J'aurai voulu avoir de vraies explications.

Par exemple :

- Quel est le nombre de "voitures tampon" à Strasbourg ? (la voiture tampon, à ne pas confondre avec la voiture bélier, est la voiture d'un automobiliste qui fait le trajet domicile-travail mais qui n'habite pas à Strasbourg et qui se gare en ville).

- Combien de "voitures tampon" ont-elles disparues après la précédente extension du parc payant ?

- Quelle est la corrélation entre l'augmentation du nombre de places payantes et la fréquentation des parkings relais ou des parkings en ouvrage ?

- Quel est le nombre de personnes qui ont abandonné leur voiture pour venir à Strasbourg et qui ont choisi les transports en commun ?

- Combien de strasbourgeois ont-ils définitivement renoncé à posséder une voiture suite à l'extension sans fin des zones payantes ?

Mais non, ça c'est trop demander. Faudrait réfléchir, compter, comprendre, analyser, proposer… Alors que là, on étend et on taxe… c'est beaucoup plus rapide, beaucoup plus facile et beaucoup plus rentable.

Alors je ne peux pas m'empêcher de penser que cette politique, sous couvert d'amélioration du cadre de vie et d'augmentation du bien-être du plus grand nombre, n'est rien d'autre qu'une immense arnaque ayant pour principal objectif de faire rentrer facilement du fric dans les caisses de la Ville.

Et même si ce n'est pas le principal objectif, la Ville ne devrait pas avoir l'outrecuidance de dire que ce n'est pas une opération pièces jaunes, mais avoir au minimum la décence de reconnaître que, oui, ça va faire rentrer de l'argent, ce qui permettra à la Ville de développer le réseau des crèches publiques, d'enterrer les bennes de recyclages du verre et du papier, de créer un marché couvert, d'avoir une politique incitative permettant l'ouverture de boutiques indépendantes (comme à Bruxelles par exemple), afin de redynamiser le centre de la cité… que sais-je encore.

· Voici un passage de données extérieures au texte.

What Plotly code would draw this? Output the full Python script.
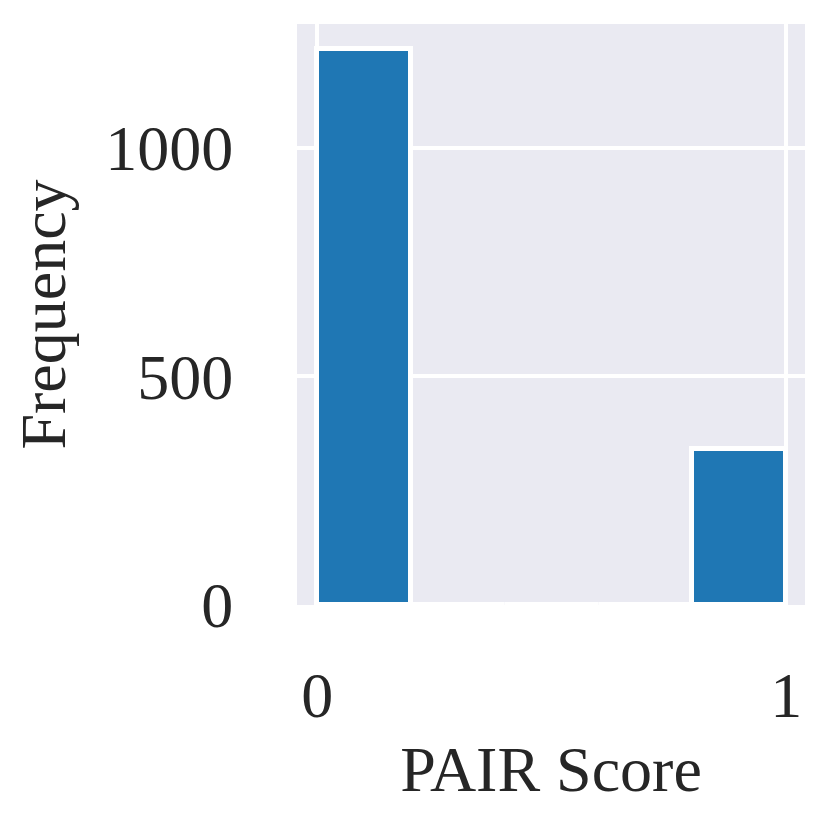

Pour finir et redevenir très égocentrique, j'attends maintenant avec impatience la nouvelle extension des zones payantes, en priant très très fort pour que mon quartier soit concerné.

Et oui, j'habite en ville. J'ai une voiture dont je me sers très très peu. D'ailleurs suis-je un tampon ? Un résident ? Un résident tampon ?

Et je vais me retrouver à la frontière d'une zone payante. Mais je n'aurai pas le droit à un tarif résident, parce que je ne réside pas dans une zone payante (vous suivez ?). Et maintenant je vais galérer pour pouvoir me garer.

Vivement que, moi aussi, je puisse participer à cette gigantesque "non opération pièces jaunes", afin de pouvoir jouir, au quotidien, du bien-être promis par la Ville à ses concitoyens, propriétaires d'une seule voiture et résidant dans une zone payante.

Le bien-être à 120 € par an, finalement, c'est pas cher, vous ne trouvez pas ???

4 commentaires:

  1. et l'autopartage ? Pas intéressé ?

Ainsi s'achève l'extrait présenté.